In 2019, I sat in an insightful employee financial wellness session. Home loans were a hot topic. The employer had an agreement with their pension administrator and one of the banks to allow pension-backed home loans for their employees. While we were deep in discussions about what could possibly go wrong and some benefits of this arrangement, a gentleman who had a calm demeanour about him casually cleared his throat and asked almost under his breath why he needed a home loan to finance a property? Bewildered by this question but trying to stay calm, the home loans bank consultant said: “Well, it’s the only way.”
“Got you,” responded the gentleman, “but let's say I use a personal loan, chances are I’ll pay off the house in five years max, and if I default on the loan, my home is not in danger,” he added.
As I sat there watching this back and forth between the two of them, I thought long and hard about what he had just said. To say your home wouldn't be in danger if you default on a personal loan isn’t factually correct. It may be a much longer process to attach your house to the debt, and it’s a long and strenuous legal process most financial institutions would much rather avoid. But it's possible. He was, however, correct that you could pay back a personal loan off in five years. But at what cost? Assessing the suitability of credit facilities is one of the building blocks of leveraging credit to build wealth. The tricky thing about credit is that the more convenient way may not always be the most efficient. But before I get into why it’s essential to use a suitable credit facility, let me first break down what the two types of loans are, so that you have a better understanding of them.
A personal loan is like a flexible type of credit.

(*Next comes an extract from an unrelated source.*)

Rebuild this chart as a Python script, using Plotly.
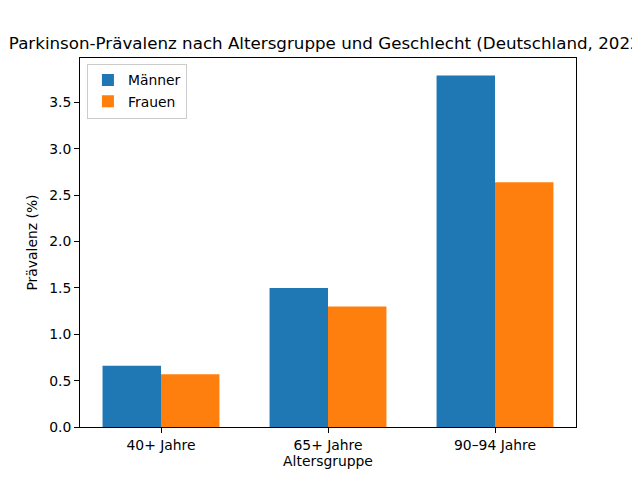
import plotly.graph_objects as go

categories = ["40+ Jahre", "65+ Jahre", "90–94 Jahre"]
maenner = [0.66, 1.50, 3.79]
frauen = [0.57, 1.30, 2.64]
series_names = ["Männer", "Frauen"]
title = "Parkinson-Prävalenz nach Altersgruppe und Geschlecht (Deutschland, 2022)"

xpos = list(range(len(categories)))
w = 0.35

fig = go.Figure()
fig.add_trace(go.Bar(x=[p - w / 2 for p in xpos], y=maenner, width=w, name=series_names[0],
                     marker=dict(color="#1f77b4", line=dict(width=0))))
fig.add_trace(go.Bar(x=[p + w / 2 for p in xpos], y=frauen, width=w, name=series_names[1],
                     marker=dict(color="#ff7f0e", line=dict(width=0))))

font = "DejaVu Sans"
fs = 13.9
W, H = 632, 472
fig.update_layout(
    width=W, height=H,
    margin=dict(l=72, r=64, t=50, b=53),
    paper_bgcolor="white", plot_bgcolor="white",
    font=dict(family=font, size=fs, color="black"),
    barmode="overlay",
    showlegend=True,
    title=dict(text=title, x=320 / W, xanchor="center", y=1 - 35 / H, yanchor="middle",
               font=dict(size=16.7, family=font, color="black")),
    legend=dict(x=0.014, y=0.985, xanchor="left", yanchor="top",
                bordercolor="#cccccc", borderwidth=1, bgcolor="rgba(255,255,255,0.8)",
                font=dict(size=fs, family=font), itemsizing="constant", tracegroupgap=0),
    xaxis=dict(range=[-0.485, 2.485], tickmode="array", tickvals=xpos, ticktext=categories,
               showgrid=False, zeroline=False, showline=True, linecolor="black", linewidth=1,
               mirror=True, ticks="outside", ticklen=5, tickcolor="black",
               tickfont=dict(size=fs),
               title=dict(text="Altersgruppe", standoff=4, font=dict(size=fs))),
    yaxis=dict(range=[0, 3.98], tickmode="array", tickvals=[0, 0.5, 1, 1.5, 2, 2.5, 3, 3.5],
               ticktext=["0.0", "0.5", "1.0", "1.5", "2.0", "2.5", "3.0", "3.5"],
               showgrid=False, zeroline=False, showline=True, linecolor="black", linewidth=1,
               mirror=True, ticks="outside", ticklen=5, tickcolor="black",
               tickfont=dict(size=fs),
               title=dict(text="Prävalenz (%)", standoff=8, font=dict(size=fs))),
)

fig.write_html("out.html")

It isn't meant for a specific purpose, meaning the bank won't regulate how you use the money. Most people use this type of credit to assist them in paying off school fees, plan a holiday, or pay for unexpected costs. For banks to approve this loan, they look at your credit history and personal information (for example, are you employed, do you make enough income to pay the loan back, your lifespan etc.). You can get up to R300 000 in South Africa as a personal loan from a reputable credit provider. Personal loans are unsecured lending because they have no asset backing up the borrowing and generally attract high-interest rates.
A home loan is a more fixed type of credit to be used for a property purchase. People looking at buying a house or doing major home renovations will consider this type of credit. For banks to approve this, they will do a credit assessment, yes, but they will also look at the kind of property you are looking at purchasing and its value. You will not be able to go to the bank and ask for R1 million when your property is worth R300 000. Likewise, suppose after the bank looks at your credit history and personal information, they feel you are not fit for a loan worth R1 million. In that case, they may ask you to either downsize your property and find a smaller, cheaper one or improve your financial capacity, especially if you’re looking at taking a 100% loan with no deposit.

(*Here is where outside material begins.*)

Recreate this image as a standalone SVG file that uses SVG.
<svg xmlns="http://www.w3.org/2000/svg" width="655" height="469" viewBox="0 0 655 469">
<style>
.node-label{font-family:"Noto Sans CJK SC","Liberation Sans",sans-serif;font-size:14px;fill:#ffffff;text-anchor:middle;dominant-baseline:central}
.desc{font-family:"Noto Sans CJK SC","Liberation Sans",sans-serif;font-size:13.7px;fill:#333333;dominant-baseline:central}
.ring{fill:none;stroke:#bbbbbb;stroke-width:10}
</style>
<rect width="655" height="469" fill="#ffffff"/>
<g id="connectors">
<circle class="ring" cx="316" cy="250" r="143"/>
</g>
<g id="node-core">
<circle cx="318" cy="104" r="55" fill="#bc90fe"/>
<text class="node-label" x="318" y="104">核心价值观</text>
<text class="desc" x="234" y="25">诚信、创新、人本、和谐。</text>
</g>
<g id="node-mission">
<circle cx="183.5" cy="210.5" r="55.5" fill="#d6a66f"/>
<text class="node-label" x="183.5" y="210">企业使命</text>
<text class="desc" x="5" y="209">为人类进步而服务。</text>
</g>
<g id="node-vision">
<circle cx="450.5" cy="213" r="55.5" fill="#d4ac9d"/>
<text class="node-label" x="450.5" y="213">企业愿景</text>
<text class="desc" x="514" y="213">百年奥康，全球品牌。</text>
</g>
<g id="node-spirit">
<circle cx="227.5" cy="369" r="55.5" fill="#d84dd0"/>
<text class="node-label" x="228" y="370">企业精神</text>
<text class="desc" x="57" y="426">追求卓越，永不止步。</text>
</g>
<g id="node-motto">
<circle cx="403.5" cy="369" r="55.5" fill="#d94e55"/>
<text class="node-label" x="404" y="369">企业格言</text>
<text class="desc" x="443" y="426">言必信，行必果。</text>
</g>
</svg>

Home loans are a type of secured lending because there is an asset attached to the borrowing. In loan default cases, the asset can be repossessed and sold to recoup the borrowed funds.
In most cases, home loans attract relatively reasonable interest rates.

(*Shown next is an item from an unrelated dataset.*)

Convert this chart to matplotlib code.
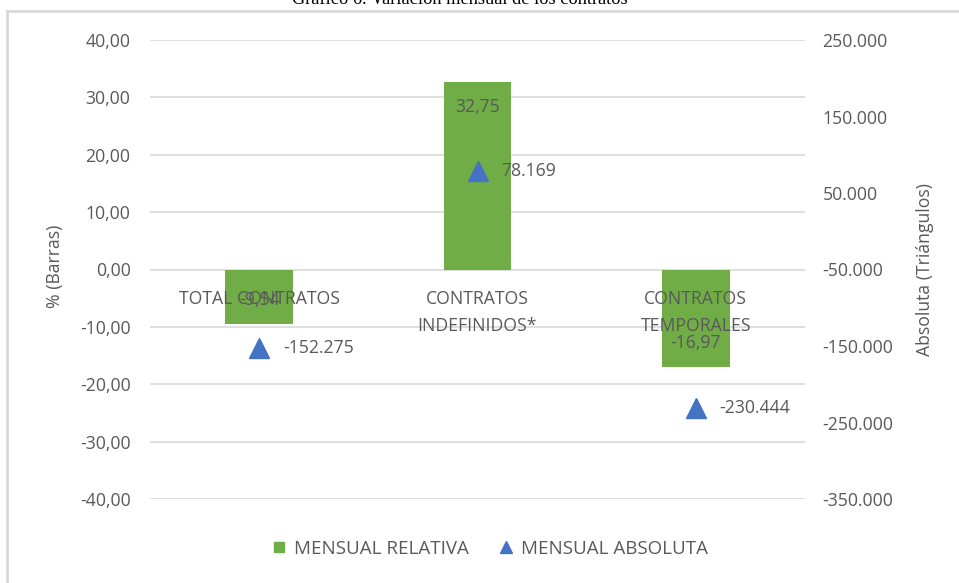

There may be reasons why one would use a personal loan to finance a property purchase, often because many people do not qualify for home loan approvals. This is unfortunate, as it puts one in a challenging position. The high interest rates on personal loans mean that you end up paying much more in interest charges than you would have if a home loan facility was used.
Second, for one to qualify for Flisp, the government-funded homeownership subsidy, a home loan needs to be approved first.
Lastly, it is essential to remember that even though the loan period of a home loan is 20 years, it is merely the maximum years one has to pay off the loan. If you are privileged to pay extra amounts into the home loan, that will reduce the number of years to pay it off and significantly reduce how much interest is paid on the loan overall.
The mathematics of how these loans work is also essential. Interest that you pay on any loan is calculated using the interest rate you are offered against the outstanding balance you owe. Remember, on a personal loan, it’s significantly much higher than the interest rate on home loans. The trick is to try to lower the outstanding balance as much as possible.
At the start of paying back a loan, a significant percentage of the minimum monthly payment you make goes to the interest portion of the loan. Any additional amounts you make will go 100% towards lowering the balance owing. A personal loan will have a higher monthly instalment than a home loan for the same owing balance. This means that on a personal loan, you might not have the luxury of paying extra, while the terms and conditions offered on a home loan allow for additional payments to be made.
For example: on a personal loan of R300k over six years and an interest rate of 15%, you will pay a monthly repayment amount of R6 438. For a home loan of R300k (no deposit) over 20 years and an interest rate of 9%, you will repay a monthly amount of R2 699. That makes a difference of R3 739 between the two loans. But if you had to pay the R6 438 on a home loan and recalculate the instalment period, it is reduced to 4.8 years, which is less than the personal loan period. And you can't argue with the maths!
Note that a personal loan is not being used to accumulate assets that hold substance. Think about the ultimate goal and generational wealth you could be building instead of taking shortcuts to have a higher price in the end.